De auteur trok internationaal de aandacht omdat hij in Davos de daar verzamelde rijken der aarde opriep om gewoon belasting te betalen. Het kan anders in de wereld, en beter, vindt hij. Hij is ook schrijver van het boek Gratis geld voor iedereen.

Bregman ontkracht in zijn bestseller De meeste mensen deugen veel wetenschapsonderzoek waarin wordt geconcludeerd dat we als mens niet zouden deugen. We zijn gehersenspoeld met
het idee dat we egoïsten zijn, zegt hij. We hebben systemen gecreëerd die het slechte in mensen naar boven brengen maar we zijn wel degelijk gebouwd om elkaar te vertrouwen. Als werkgevers uitgaan van het goede in werknemers kunnen er lagen managers tussenuit en kunnen werknemers zichzelf organiseren. Bewijzen dat het dan beter gaat, zijn er al.

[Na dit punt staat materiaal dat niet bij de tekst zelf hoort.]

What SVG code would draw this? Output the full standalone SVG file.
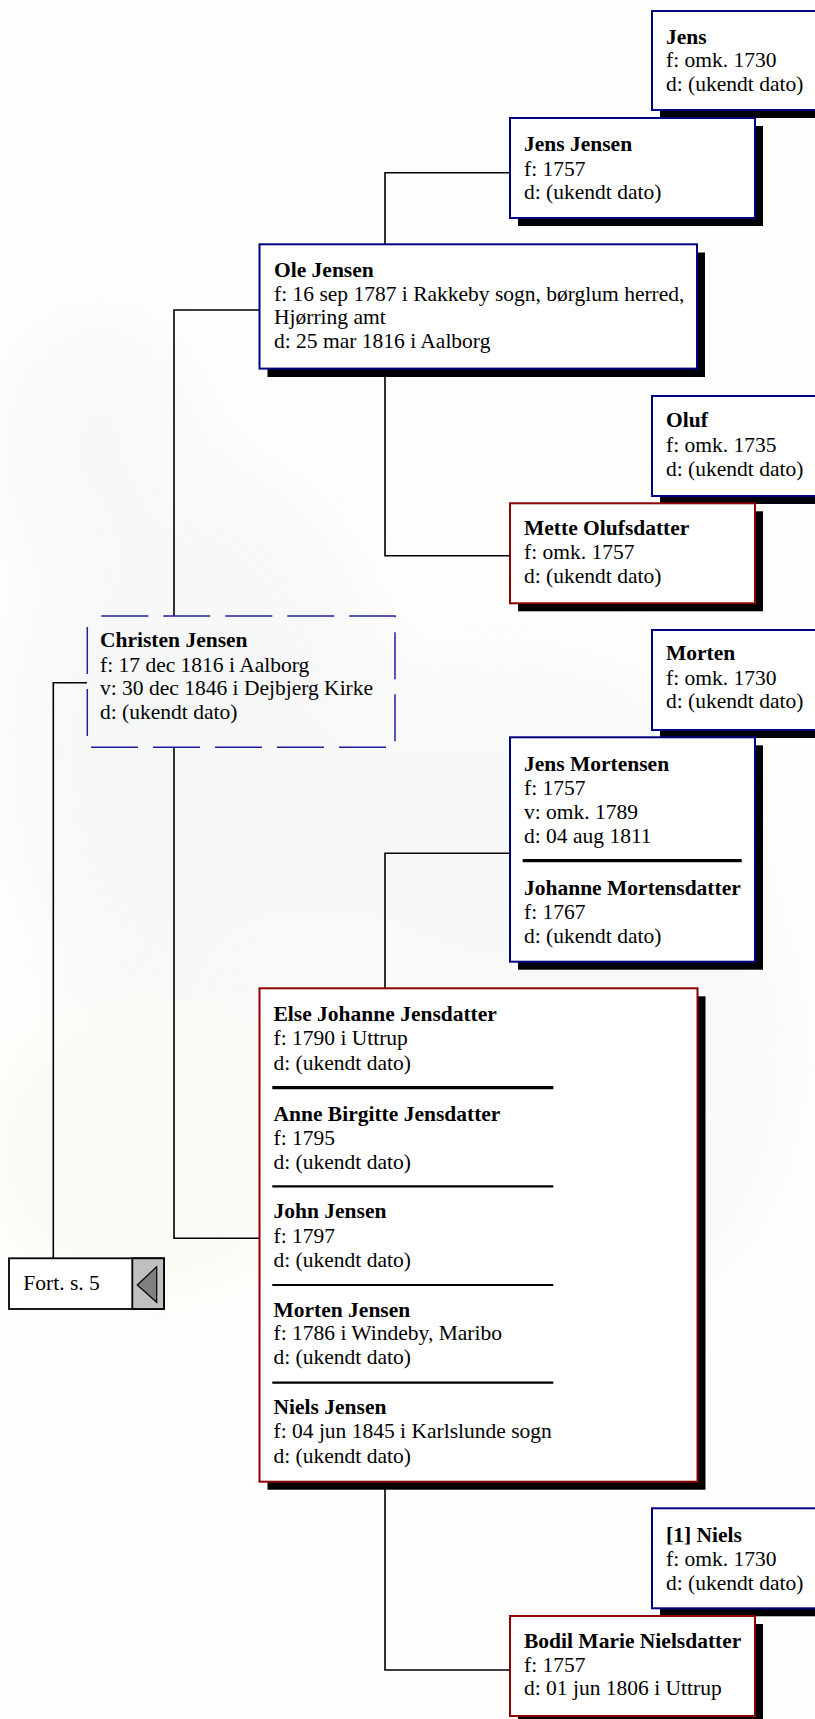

De schrijver heeft een uitgebreide studie gedaan in de psychologie, archeologie en antropologie, naar de geschiedenis en gedragingen van mensen, en vindt steeds meer bewijs voor een hoopvol mensbeeld. Als je in het nieuws wordt overspoeld met negativiteit heb je kans op een chagrijnig wereldbeeld, en loop je de kans dat je een cynische zwartkijker wordt.
Dit boek gaat over een radicaal idee.

Het is een idee waarvan de gevestigde macht het al eeuwen benauwd krijgt en waar religies en ideologieën zich tegen keren, waarvan media weinig verslag doen en waarvan de geschiedenis één lange ontkenning lijkt te zijn. Tegelijkertijd is het een idee dat onderbouwd kan worden door kennis uit menig vakgebied van de wetenschap, dat door de evolutie wordt gestaafd en door het alledaagse leven menigmaal bevestigd.

De meeste mensen deugen! In het boek voert hij vele voorbeelden aan. Terug in de geschiedenis. Jagers en verzamelaars vormden vreedzame gemeenschappen. Toen de landbouw ontstond, ging het geleidelijk mis omdat profijt en privébezit daarmee steeds meer centraal kwamen te staan. Het groepsinstinct verloor zijn onschuld. In combinatie met schaarste en hiërarchie bleek dat voor de mensheidsontwikkeling een verkeerde afslag. (In het Amazonegebied leven nog stammen die niet begrijpen dat een stuk land van ‘iemand’ kan zijn. De aarde is van iedereen en dus van niemand. Hoe logisch!)

Geloof in verdorvenheid, zegt Bregman, is op een vreemde manier geruststellend. Het pleit ons vrij. Als de meeste mensen niet deugen, dan hebben verzet en engagement ook niet veel zin. Een zondige menselijke natuur is een gemakkelijke verklaring voor het kwaad. Economen zeggen: egoïsme moet je niet ontkennen, je moet er gebruik van maken. Verlangen naar geld brengt mensen over de hele wereld bij elkaar (vrije markt). Maar het kapitalisme slaat op hol, de sociopaten zijn aan de macht, de menselijke maat is verloren gegaan in protocollen.

Het uitgangspunt, een verkeerd mensbeeld, wordt een zichzelf vervullende profetie. We blijven in cirkels lopen, onze ondergang tegemoet. Terecht constateert Bregman dat het besef van onze werkelijkheid vanuit de zogenaamde verlichtingsuitgangspunten juist ontaardt in cynisme, omdat die uitgangspunten egoïstisch handelen legitimeren tot de Amerikaanse inzichten dat zelfzucht (greed) goed is en dat egoïsme een deugd is (‘the virtue of selfishness’).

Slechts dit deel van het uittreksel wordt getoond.